I started in the fall, 2018. I'm making planting decisions starting last September, basically. I'm getting calls when I'm actually combining 2018's crop, or whatever year that happens to be. Right now it's 2018.
I'm making decisions on rotation, as I mentioned in my talk. There's rotation, insects, margins, input costs, all of that is thought about and considered.
By the end of the year I have, in large part, all of my canola seed. I pay for it, because that's the best price I can get. A large part of my crop nutrition is also bought and paid for. Once that's done, it's very difficult to take seed back.
Basically, by the end of December 2018, I was committed to my acres for the spring of 2019. Crop input retail will take a bag or two back. They don't want 78 bags back from me right now. I'm really committed to what I had for plans already, based on the fall of 2018.
I grow the crop and I'm harvesting again in September and October. In 2019 I can certainly store it. On our farm we usually try to market from fall through to the next July.
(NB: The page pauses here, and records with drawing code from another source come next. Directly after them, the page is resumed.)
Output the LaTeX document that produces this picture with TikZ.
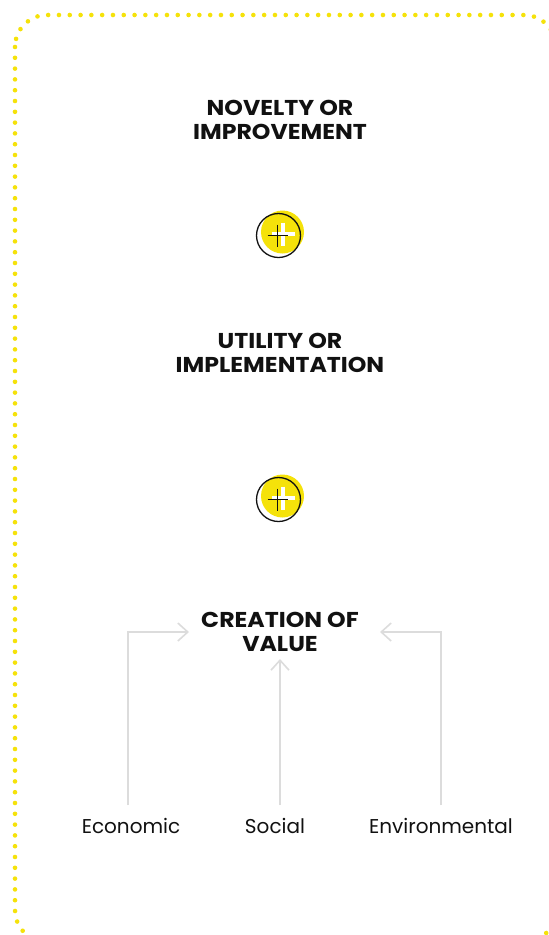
\documentclass[tikz,border=0pt]{standalone}
\usepackage{fontspec}
\setmainfont{Poppins}
\newfontfamily\headfont{Poppins}[FakeStretch=1.1]
\usetikzlibrary{arrows.meta}
\definecolor{brandyellow}{HTML}{F5E20A}
\definecolor{linegray}{HTML}{DCDCDC}
\definecolor{ink}{HTML}{111111}
\tikzset{
  heading/.style={align=center, font=\headfont\bfseries\fontsize{21.5}{24}\selectfont, text=ink, inner sep=0pt},
  dimension/.style={font=\fontsize{20}{22}\selectfont, text=ink, inner sep=0pt},
  flow/.style={draw=linegray, line width=2pt, -{Straight Barb[length=10pt,width=18pt,line width=1.6pt]}},
  frame/.style={draw=brandyellow, line width=4.6pt, line cap=round, dash pattern=on 0pt off 10.8pt, rounded corners=32pt},
  pics/plusmark/.style={code={
    \fill[brandyellow] (4,-3.5) circle (21.5);
    \draw[ink, line width=1.3pt] (0,0) circle (22);
    \draw[white, line width=4pt] (-7,-1.5) -- (16,-1.5) (4,-13) -- (4,10);
    \draw[ink, line width=1pt] (-11,0) -- (9,0) (-1,-11) -- (-1,11);
  }}
}
\begin{document}
\begin{tikzpicture}[x=1pt, y=-1pt]
  \useasboundingbox (0,0) rectangle (549,935);
  \begin{scope}
    \clip (0,0) rectangle (549,935);
    \draw[frame] (15,15) rectangle (556,942);
  \end{scope}

  % the three stages
  \node[heading] (novelty) at (280,120) {NOVELTY OR\\IMPROVEMENT};
  \pic (plusA) at (278.5,235.5) {plusmark};
  \node[heading] (utility) at (280,353) {UTILITY OR\\IMPLEMENTATION};
  \pic (plusB) at (278.5,499.5) {plusmark};
  \node[heading] (value) at (280,632) {CREATION OF\\VALUE};

  % dimensions of value
  \node[dimension] (econ) at (131,826) {Economic};
  \node[dimension] (social) at (275,826) {Social};
  \node[dimension] (env) at (441,826) {Environmental};

  \coordinate (econTop) at (128,805);
  \coordinate (socialTop) at (280,805);
  \coordinate (envTop) at (441,805);
  \coordinate (valueLeft) at (189,632);
  \coordinate (valueBottom) at (280,659);
  \coordinate (valueRight) at (380,632);

  \draw[flow] (econTop) |- (valueLeft);
  \draw[flow] (socialTop) -- (valueBottom);
  \draw[flow] (envTop) |- (valueRight);
\end{tikzpicture}
\end{document}
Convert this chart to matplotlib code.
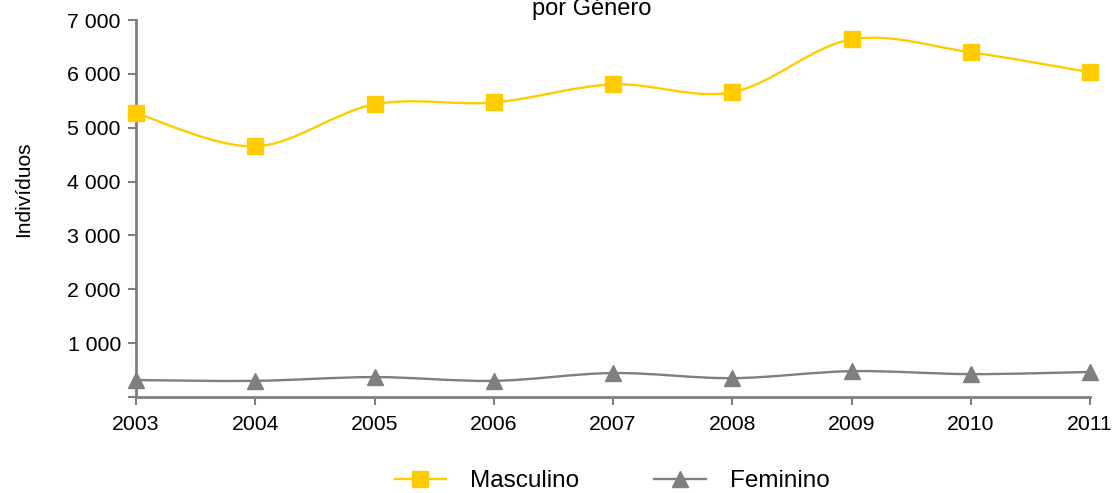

I like to have my bins emptied out again by July so that I have room for next year's crop to come off again. I can't afford to have double the bin space. I try to cycle once a year.
That's not saying that I can't store longer than that with due diligence and making sure that there are no issues in the bin through storage. The summer heat can be an issue. You have to be a little more diligent, for sure.
It's not the way I'm set up, though. It's a fill-the-bins-once-a-year, empty-the-bins-once-a-year cycle. In large part my plans are set in stone, pretty well. I can make small adjustments by the end of the fall, or by the end of the previous year, for sure.